Problem to solve: Drop every picture, then transcribe the remaining data exactly.
---+---
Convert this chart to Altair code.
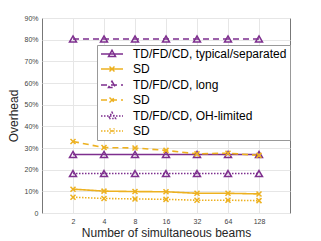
import altair as alt
import pandas as pd

beams = [2, 4, 8, 16, 32, 64, 128]
series_names = [
    "TD/FD/CD, typical/separated",
    "SD, typical/separated",
    "TD/FD/CD, long",
    "SD, long",
    "TD/FD/CD, OH-limited",
    "SD, OH-limited",
]
td_typ = [27.0, 27.0, 27.0, 27.0, 27.0, 27.0, 27.0]
sd_typ = [11.0, 10.1, 9.9, 9.8, 9.1, 9.1, 8.8]
td_long = [80.3, 80.3, 80.3, 80.3, 80.3, 80.3, 80.3]
sd_long = [33.0, 30.2, 30.0, 28.9, 27.3, 27.6, 26.6]
td_oh = [18.2, 18.2, 18.2, 18.2, 18.2, 18.2, 18.2]
sd_oh = [7.3, 6.7, 6.5, 6.3, 5.9, 5.9, 5.7]
y_ticks = [0, 10, 20, 30, 40, 50, 60, 70, 80, 90]

all_vals = [td_typ, sd_typ, td_long, sd_long, td_oh, sd_oh]
rows = []
for name, vals in zip(series_names, all_vals):
    for b, v in zip(beams, vals):
        rows.append({"beams": b, "overhead": v, "series": name})
df = pd.DataFrame(rows)

PURPLE = "#7E2F8E"
ORANGE = "#EDB120"
colors = [PURPLE, ORANGE, PURPLE, ORANGE, PURPLE, ORANGE]
dashes = [[1, 0], [1, 0], [6, 4], [6, 4], [1.5, 1.5], [1.5, 1.5]]
TRI = "M0,-0.866L1,0.866L-1,0.866Z"
XSH = "M-1,-1L1,1M-1,1L1,-1"

LEG_TRI = "M-2.2,0H2.2M0,-0.75L0.7,0.5L-0.7,0.5Z"
LEG_X = "M-2.2,0H2.2M-0.5,-0.5L0.5,0.5M-0.5,0.5L0.5,-0.5"

FONT = "Liberation Sans"

x_enc = alt.X(
    "beams:Q",
    scale=alt.Scale(type="log", base=2, domain=[1, 256], nice=False),
    axis=alt.Axis(
        values=beams,
        title="Number of simultaneous beams",
        labelFontSize=7,
        labelColor="#444",
        labelPadding=4,
        titleFontSize=12,
        titleFontWeight="normal",
        titleColor="#262626",
        titlePadding=3,
        ticks=False,
        domain=False,
        grid=True,
        gridColor="#e6e6e6",
        labelFont=FONT,
        titleFont=FONT,
    ),
)
y_enc = alt.Y(
    "overhead:Q",
    scale=alt.Scale(domain=[0, 90], nice=False),
    axis=alt.Axis(
        values=y_ticks,
        title="Overhead",
        labelExpr="datum.value == 0 ? '0' : datum.value + '%'",
        labelFontSize=7,
        labelColor="#444",
        labelPadding=4,
        titleFontSize=12,
        titleFontWeight="normal",
        titleColor="#262626",
        titlePadding=3,
        ticks=False,
        domain=False,
        grid=True,
        gridColor="#e6e6e6",
        labelFont=FONT,
        titleFont=FONT,
    ),
)

shape_expr = "datum.index % 2 == 0 ? '" + LEG_TRI + "' : '" + LEG_X + "'"
dash_expr = "datum.index < 2 ? [1, 0] : (datum.index < 4 ? [4, 2.5] : [1.2, 1.2])"

legend = alt.Legend(
    orient="none",
    legendX=55,
    legendY=27,
    title=None,
    fillColor="white",
    strokeColor="#999",
    padding=3,
    labelFontSize=12,
    labelFont=FONT,
    labelColor="#000",
    labelOffset=15,
    symbolOffset=6,
    symbolSize=100,
    symbolStrokeWidth=1.5,
    symbolFillColor="transparent",
    symbolType=alt.ExprRef(shape_expr),
    symbolDash=alt.ExprRef(dash_expr),
    symbolOpacity=1,
    rowPadding=3,
    labelExpr="indexof(datum.label, 'SD') == 0 ? 'SD' : datum.label",
)

color_scale = alt.Scale(domain=series_names, range=colors)

lines = alt.Chart(df).mark_line(strokeWidth=1.6).encode(
    x=x_enc,
    y=y_enc,
    color=alt.Color("series:N", scale=color_scale, sort=series_names, legend=legend),
    strokeDash=alt.StrokeDash(
        "series:N",
        scale=alt.Scale(domain=series_names, range=dashes),
        legend=None,
    ),
    detail="series:N",
)

tri_points = (
    alt.Chart(df)
    .transform_filter("indexof(datum.series, 'TD') == 0")
    .mark_point(filled=False, strokeWidth=1.5, size=49, opacity=1, shape=TRI)
    .encode(x=x_enc, y=y_enc, color=alt.Color("series:N", scale=color_scale, legend=None))
)
x_points = (
    alt.Chart(df)
    .transform_filter("indexof(datum.series, 'SD') == 0")
    .mark_point(filled=False, strokeWidth=1.5, size=25, opacity=1, shape=XSH)
    .encode(x=x_enc, y=y_enc, color=alt.Color("series:N", scale=color_scale, legend=None))
)

chart = (
    alt.layer(lines, tri_points, x_points)
    .properties(
        width=248,
        height=195,
        autosize=alt.AutoSizeParams(type="none"),
        padding={"left": 34, "top": 10, "right": 23, "bottom": 25},
        background="white",
    )
    .configure_view(stroke="#777", strokeWidth=1)
)

chart.save("out.html", embed_options={"renderer": "svg", "actions": False})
---+---
In response:
Convert this chart to Altair code.
import altair as alt
import pandas as pd

beams = [2, 4, 8, 16, 32, 64, 128]
series_names = [
    "TD/FD/CD, typical/separated",
    "SD, typical/separated",
    "TD/FD/CD, long",
    "SD, long",
    "TD/FD/CD, OH-limited",
    "SD, OH-limited",
]
td_typ = [27.0, 27.0, 27.0, 27.0, 27.0, 27.0, 27.0]
sd_typ = [11.0, 10.1, 9.9, 9.8, 9.1, 9.1, 8.8]
td_long = [80.3, 80.3, 80.3, 80.3, 80.3, 80.3, 80.3]
sd_long = [33.0, 30.2, 30.0, 28.9, 27.3, 27.6, 26.6]
td_oh = [18.2, 18.2, 18.2, 18.2, 18.2, 18.2, 18.2]
sd_oh = [7.3, 6.7, 6.5, 6.3, 5.9, 5.9, 5.7]
y_ticks = [0, 10, 20, 30, 40, 50, 60, 70, 80, 90]

all_vals = [td_typ, sd_typ, td_long, sd_long, td_oh, sd_oh]
rows = []
for name, vals in zip(series_names, all_vals):
    for b, v in zip(beams, vals):
        rows.append({"beams": b, "overhead": v, "series": name})
df = pd.DataFrame(rows)

PURPLE = "#7E2F8E"
ORANGE = "#EDB120"
colors = [PURPLE, ORANGE, PURPLE, ORANGE, PURPLE, ORANGE]
dashes = [[1, 0], [1, 0], [6, 4], [6, 4], [1.5, 1.5], [1.5, 1.5]]
TRI = "M0,-0.866L1,0.866L-1,0.866Z"
XSH = "M-1,-1L1,1M-1,1L1,-1"

LEG_TRI = "M-2.2,0H2.2M0,-0.75L0.7,0.5L-0.7,0.5Z"
LEG_X = "M-2.2,0H2.2M-0.5,-0.5L0.5,0.5M-0.5,0.5L0.5,-0.5"

FONT = "Liberation Sans"

x_enc = alt.X(
    "beams:Q",
    scale=alt.Scale(type="log", base=2, domain=[1, 256], nice=False),
    axis=alt.Axis(
        values=beams,
        title="Number of simultaneous beams",
        labelFontSize=7,
        labelColor="#444",
        labelPadding=4,
        titleFontSize=12,
        titleFontWeight="normal",
        titleColor="#262626",
        titlePadding=3,
        ticks=False,
        domain=False,
        grid=True,
        gridColor="#e6e6e6",
        labelFont=FONT,
        titleFont=FONT,
    ),
)
y_enc = alt.Y(
    "overhead:Q",
    scale=alt.Scale(domain=[0, 90], nice=False),
    axis=alt.Axis(
        values=y_ticks,
        title="Overhead",
        labelExpr="datum.value == 0 ? '0' : datum.value + '%'",
        labelFontSize=7,
        labelColor="#444",
        labelPadding=4,
        titleFontSize=12,
        titleFontWeight="normal",
        titleColor="#262626",
        titlePadding=3,
        ticks=False,
        domain=False,
        grid=True,
        gridColor="#e6e6e6",
        labelFont=FONT,
        titleFont=FONT,
    ),
)

shape_expr = "datum.index % 2 == 0 ? '" + LEG_TRI + "' : '" + LEG_X + "'"
dash_expr = "datum.index < 2 ? [1, 0] : (datum.index < 4 ? [4, 2.5] : [1.2, 1.2])"

legend = alt.Legend(
    orient="none",
    legendX=55,
    legendY=27,
    title=None,
    fillColor="white",
    strokeColor="#999",
    padding=3,
    labelFontSize=12,
    labelFont=FONT,
    labelColor="#000",
    labelOffset=15,
    symbolOffset=6,
    symbolSize=100,
    symbolStrokeWidth=1.5,
    symbolFillColor="transparent",
    symbolType=alt.ExprRef(shape_expr),
    symbolDash=alt.ExprRef(dash_expr),
    symbolOpacity=1,
    rowPadding=3,
    labelExpr="indexof(datum.label, 'SD') == 0 ? 'SD' : datum.label",
)

color_scale = alt.Scale(domain=series_names, range=colors)

lines = alt.Chart(df).mark_line(strokeWidth=1.6).encode(
    x=x_enc,
    y=y_enc,
    color=alt.Color("series:N", scale=color_scale, sort=series_names, legend=legend),
    strokeDash=alt.StrokeDash(
        "series:N",
        scale=alt.Scale(domain=series_names, range=dashes),
        legend=None,
    ),
    detail="series:N",
)

tri_points = (
    alt.Chart(df)
    .transform_filter("indexof(datum.series, 'TD') == 0")
    .mark_point(filled=False, strokeWidth=1.5, size=49, opacity=1, shape=TRI)
    .encode(x=x_enc, y=y_enc, color=alt.Color("series:N", scale=color_scale, legend=None))
)
x_points = (
    alt.Chart(df)
    .transform_filter("indexof(datum.series, 'SD') == 0")
    .mark_point(filled=False, strokeWidth=1.5, size=25, opacity=1, shape=XSH)
    .encode(x=x_enc, y=y_enc, color=alt.Color("series:N", scale=color_scale, legend=None))
)

chart = (
    alt.layer(lines, tri_points, x_points)
    .properties(
        width=248,
        height=195,
        autosize=alt.AutoSizeParams(type="none"),
        padding={"left": 34, "top": 10, "right": 23, "bottom": 25},
        background="white",
    )
    .configure_view(stroke="#777", strokeWidth=1)
)

chart.save("out.html", embed_options={"renderer": "svg", "actions": False})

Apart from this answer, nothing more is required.